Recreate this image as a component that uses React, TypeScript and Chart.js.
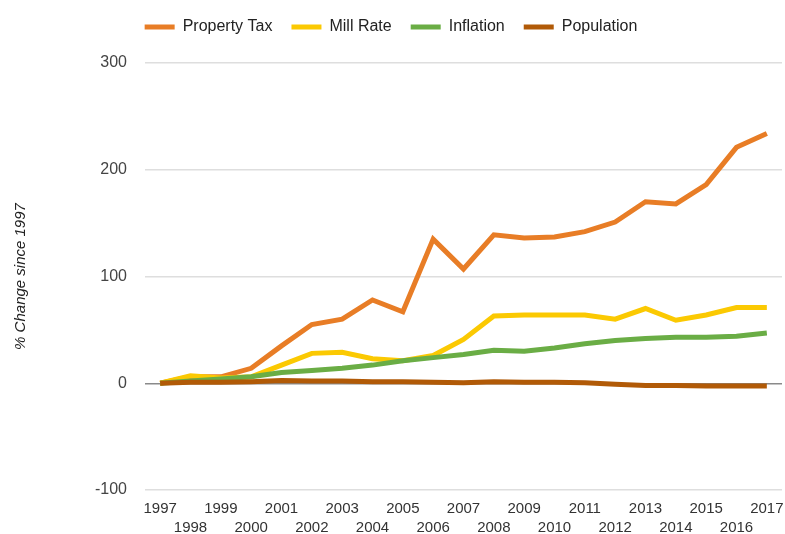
import React, { useEffect, useRef } from "react";
import { Chart, registerables } from "chart.js";

Chart.register(...registerables);

const years = [
  "1997", "1998", "1999", "2000", "2001", "2002", "2003", "2004", "2005", "2006", "2007",
  "2008", "2009", "2010", "2011", "2012", "2013", "2014", "2015", "2016", "2017",
];
const propertyTax = [0, 6, 6, 14, 35, 55, 60, 78, 67, 135, 107, 139, 136, 137, 142, 151, 170, 168, 186, 221, 234];
const millRate = [0, 7, 5, 6, 17, 28, 29, 23, 21, 26, 41, 63, 64, 64, 64, 60, 70, 59, 64, 71, 71];
const inflation = [0, 2, 4, 6, 10, 12, 14, 17, 21, 24, 27, 31, 30, 33, 37, 40, 42, 43, 43, 44, 47];
const population = [0, 1, 1, 1.5, 2.5, 2, 2, 1.5, 1.5, 1, 0.5, 1.5, 1, 1, 0.5, -1, -2, -2, -2.5, -2.5, -2.5];
const seriesNames = ["Property Tax", "Mill Rate", "Inflation", "Population"];
const seriesColors = ["#e87d26", "#fbc902", "#6aad45", "#b15a07"];
const yTicks = [-100, 0, 100, 200, 300];
const yTitle = "% Change since 1997";

const FONT = "'Liberation Sans', Arial, sans-serif";

export default function App() {
  const ref = useRef<HTMLCanvasElement | null>(null);

  useEffect(() => {
    if (!ref.current) return;
    const values = [propertyTax, millRate, inflation, population];
    const legendPad: any = {
      id: "legendPad",
      beforeLayout(chart: any) {
        const lg = chart.legend;
        if (lg && !lg._padded) {
          const orig = lg.fit.bind(lg);
          lg.fit = function () {
            orig();
            this.height += 18;
          };
          lg._padded = true;
        }
      },
    };
    const chart = new Chart(ref.current, {
      type: "line",
      data: {
        labels: years,
        datasets: values.map((v, i) => ({
          label: seriesNames[i],
          data: v,
          borderColor: seriesColors[i],
          backgroundColor: seriesColors[i],
          borderWidth: 5,
          pointRadius: 0,
          tension: 0,
          fill: false,
          order: values.length - i,
        })),
      },
      options: {
        animation: false,
        responsive: true,
        maintainAspectRatio: false,
        layout: { padding: { top: 0, right: 3, left: 0, bottom: 0 } },
        plugins: {
          tooltip: { enabled: false },
          legend: {
            position: "top",
            align: "center",
            labels: {
              boxWidth: 30,
              boxHeight: 5,
              padding: 19,
              color: "#222",
              font: { family: FONT, size: 16 },
              sort: (a: any, b: any) => a.datasetIndex - b.datasetIndex,
              generateLabels: (c: any) =>
                (Chart.defaults.plugins.legend.labels as any)
                  .generateLabels(c)
                  .map((l: any) => ({ ...l, lineWidth: 0 })),
            },
          },
        },
        scales: {
          x: {
            offset: true,
            grid: { display: false, drawTicks: true, tickLength: 9 },
            border: { display: false },
            afterFit: (s: any) => {
              s.height = 44;
            },
            ticks: {
              autoSkip: false,
              maxRotation: 0,
              minRotation: 0,
              padding: 0,
              color: "#333",
              font: { family: FONT, size: 15, lineHeight: 1.27 },
              callback: (_v: any, i: number) => (i % 2 === 0 ? years[i] : ["", years[i]]),
            },
          },
          y: {
            min: yTicks[0],
            max: yTicks[yTicks.length - 1],
            afterFit: (s: any) => {
              s.width = 145;
            },
            afterBuildTicks: (s: any) => {
              s.ticks = yTicks.map((v) => ({ value: v }));
            },
            grid: {
              drawTicks: false,
              lineWidth: 1.5,
              color: (ctx: any) => (ctx.tick && ctx.tick.value === 0 ? "#8a8a8a" : "#dedede"),
            },
            border: { display: false },
            ticks: {
              padding: 18,
              color: "#444",
              font: { family: FONT, size: 16 },
            },
            title: {
              display: true,
              text: yTitle,
              color: "#222",
              padding: { top: 12, bottom: 0 },
              font: { family: FONT, size: 15, style: "italic" },
            },
          },
        },
      },
      plugins: [legendPad],
    });
    return () => chart.destroy();
  }, []);

  return (
    <div style={{ position: "fixed", left: 0, top: 0, width: 785, height: 534, background: "#fff" }}>
      <canvas ref={ref} />
    </div>
  );
}
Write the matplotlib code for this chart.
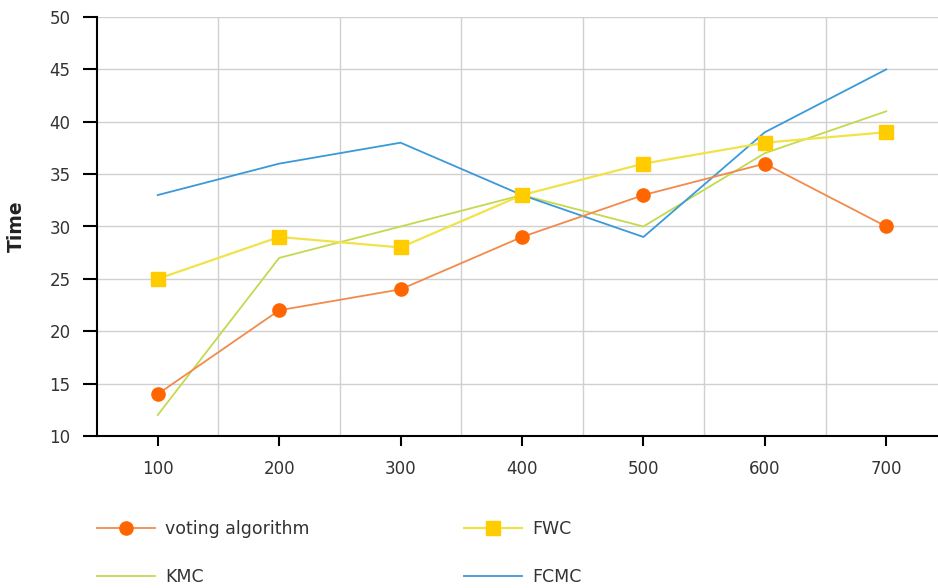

• Written task
Repeat every record precisely. Any picture among them stays out of the copy.

• The output
Recreate this image as a component that uses React, TypeScript and Chart.js.
import React, { useEffect, useRef } from "react";
import { Chart, registerables } from "chart.js";

Chart.register(...registerables);

const years = [
  "1997", "1998", "1999", "2000", "2001", "2002", "2003", "2004", "2005", "2006", "2007",
  "2008", "2009", "2010", "2011", "2012", "2013", "2014", "2015", "2016", "2017",
];
const propertyTax = [0, 6, 6, 14, 35, 55, 60, 78, 67, 135, 107, 139, 136, 137, 142, 151, 170, 168, 186, 221, 234];
const millRate = [0, 7, 5, 6, 17, 28, 29, 23, 21, 26, 41, 63, 64, 64, 64, 60, 70, 59, 64, 71, 71];
const inflation = [0, 2, 4, 6, 10, 12, 14, 17, 21, 24, 27, 31, 30, 33, 37, 40, 42, 43, 43, 44, 47];
const population = [0, 1, 1, 1.5, 2.5, 2, 2, 1.5, 1.5, 1, 0.5, 1.5, 1, 1, 0.5, -1, -2, -2, -2.5, -2.5, -2.5];
const seriesNames = ["Property Tax", "Mill Rate", "Inflation", "Population"];
const seriesColors = ["#e87d26", "#fbc902", "#6aad45", "#b15a07"];
const yTicks = [-100, 0, 100, 200, 300];
const yTitle = "% Change since 1997";

const FONT = "'Liberation Sans', Arial, sans-serif";

export default function App() {
  const ref = useRef<HTMLCanvasElement | null>(null);

  useEffect(() => {
    if (!ref.current) return;
    const values = [propertyTax, millRate, inflation, population];
    const legendPad: any = {
      id: "legendPad",
      beforeLayout(chart: any) {
        const lg = chart.legend;
        if (lg && !lg._padded) {
          const orig = lg.fit.bind(lg);
          lg.fit = function () {
            orig();
            this.height += 18;
          };
          lg._padded = true;
        }
      },
    };
    const chart = new Chart(ref.current, {
      type: "line",
      data: {
        labels: years,
        datasets: values.map((v, i) => ({
          label: seriesNames[i],
          data: v,
          borderColor: seriesColors[i],
          backgroundColor: seriesColors[i],
          borderWidth: 5,
          pointRadius: 0,
          tension: 0,
          fill: false,
          order: values.length - i,
        })),
      },
      options: {
        animation: false,
        responsive: true,
        maintainAspectRatio: false,
        layout: { padding: { top: 0, right: 3, left: 0, bottom: 0 } },
        plugins: {
          tooltip: { enabled: false },
          legend: {
            position: "top",
            align: "center",
            labels: {
              boxWidth: 30,
              boxHeight: 5,
              padding: 19,
              color: "#222",
              font: { family: FONT, size: 16 },
              sort: (a: any, b: any) => a.datasetIndex - b.datasetIndex,
              generateLabels: (c: any) =>
                (Chart.defaults.plugins.legend.labels as any)
                  .generateLabels(c)
                  .map((l: any) => ({ ...l, lineWidth: 0 })),
            },
          },
        },
        scales: {
          x: {
            offset: true,
            grid: { display: false, drawTicks: true, tickLength: 9 },
            border: { display: false },
            afterFit: (s: any) => {
              s.height = 44;
            },
            ticks: {
              autoSkip: false,
              maxRotation: 0,
              minRotation: 0,
              padding: 0,
              color: "#333",
              font: { family: FONT, size: 15, lineHeight: 1.27 },
              callback: (_v: any, i: number) => (i % 2 === 0 ? years[i] : ["", years[i]]),
            },
          },
          y: {
            min: yTicks[0],
            max: yTicks[yTicks.length - 1],
            afterFit: (s: any) => {
              s.width = 145;
            },
            afterBuildTicks: (s: any) => {
              s.ticks = yTicks.map((v) => ({ value: v }));
            },
            grid: {
              drawTicks: false,
              lineWidth: 1.5,
              color: (ctx: any) => (ctx.tick && ctx.tick.value === 0 ? "#8a8a8a" : "#dedede"),
            },
            border: { display: false },
            ticks: {
              padding: 18,
              color: "#444",
              font: { family: FONT, size: 16 },
            },
            title: {
              display: true,
              text: yTitle,
              color: "#222",
              padding: { top: 12, bottom: 0 },
              font: { family: FONT, size: 15, style: "italic" },
            },
          },
        },
      },
      plugins: [legendPad],
    });
    return () => chart.destroy();
  }, []);

  return (
    <div style={{ position: "fixed", left: 0, top: 0, width: 785, height: 534, background: "#fff" }}>
      <canvas ref={ref} />
    </div>
  );
}
Write the matplotlib code for this chart.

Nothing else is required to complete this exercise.